» What you will do: Output the first line of the listing and each line after it, up to and including the line that contains "import * as", exactly as written, minus the pictures.

____ Data

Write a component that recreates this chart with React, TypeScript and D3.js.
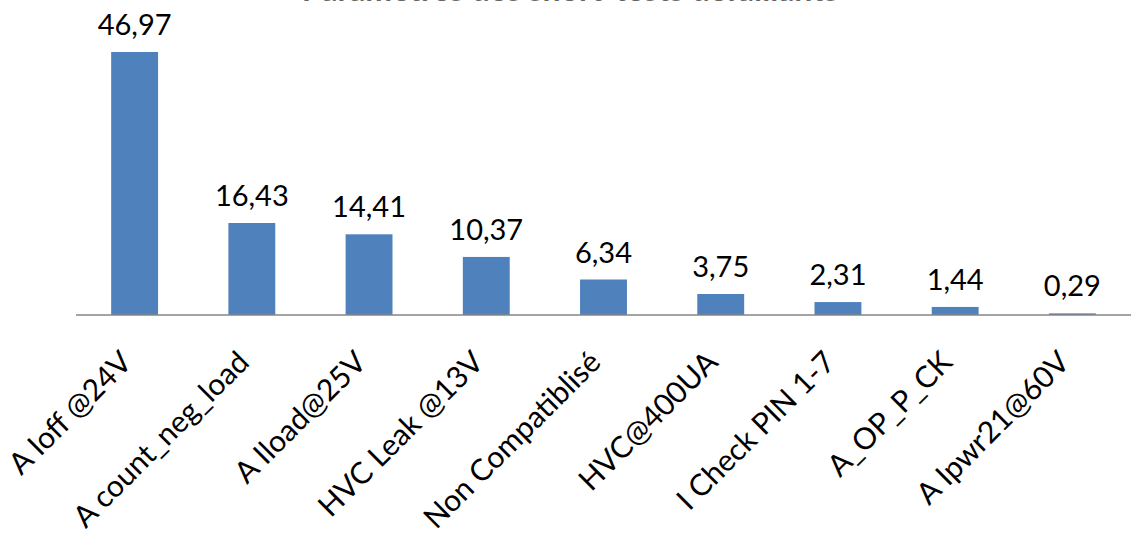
import React from "react";
import * as d3 from "d3";

const categories = [
  "A Ioff @24V",
  "A count_neg_load",
  "A Iload@25V",
  "HVC Leak @13V",
  "Non Compatiblisé",
  "HVC@400UA",
  "I Check PIN 1-7",
  "A_OP_P_CK",
  "A Ipwr21@60V",
];
const values = [46.97, 16.43, 14.41, 10.37, 6.34, 3.75, 2.31, 1.44, 0.29];
const valueLabels = ["46,97", "16,43", "14,41", "10,37", "6,34", "3,75", "2,31", "1,44", "0,29"];
const title = "Paramètres des short-tests défaillants";

const W = 1139;
const H = 546;
const FONT = "Lato, 'Open Sans', sans-serif";

export default function App() {
  const x = d3.scaleBand<string>().domain(categories).range([76, 1131]).paddingInner(0.6).paddingOuter(0.3);
  const y = d3.scaleLinear().domain([0, 46.97]).range([315, 52]);
  const bw = x.bandwidth();
  return (
    <svg width={W} height={H} style={{ position: "fixed", left: 0, top: 0, background: "#fff" }}>
      <text x={570} y={0.5} textAnchor="middle" fontFamily={FONT} fontWeight="bold" fontSize={32} fill="#000" opacity={0.6}>
        {title}
      </text>
      {categories.map((c, i) => {
        const cx = (x(c) as number) + bw / 2;
        return (
          <g key={c}>
            <rect x={x(c)} y={y(values[i])} width={bw} height={y(0) - y(values[i])} fill="#4F81BD" />
            <text x={cx} y={y(values[i]) - 17} textAnchor="middle" fontFamily={FONT} fontSize={29} fill="#000">
              {valueLabels[i]}
            </text>
            <text
              transform={`translate(${cx - 1},${364}) rotate(-45)`}
              textAnchor="end"
              fontFamily={FONT}
              fontSize={30}
              fill="#000"
            >
              {c}
            </text>
          </g>
        );
      })}
      <line x1={76} x2={1131} y1={y(0)} y2={y(0)} stroke="#868686" strokeWidth={1.5} />
    </svg>
  );
}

________

» Answer to the problem:
Write a component that recreates this chart with React, TypeScript and D3.js.
import React from "react";
import * as d3 from "d3";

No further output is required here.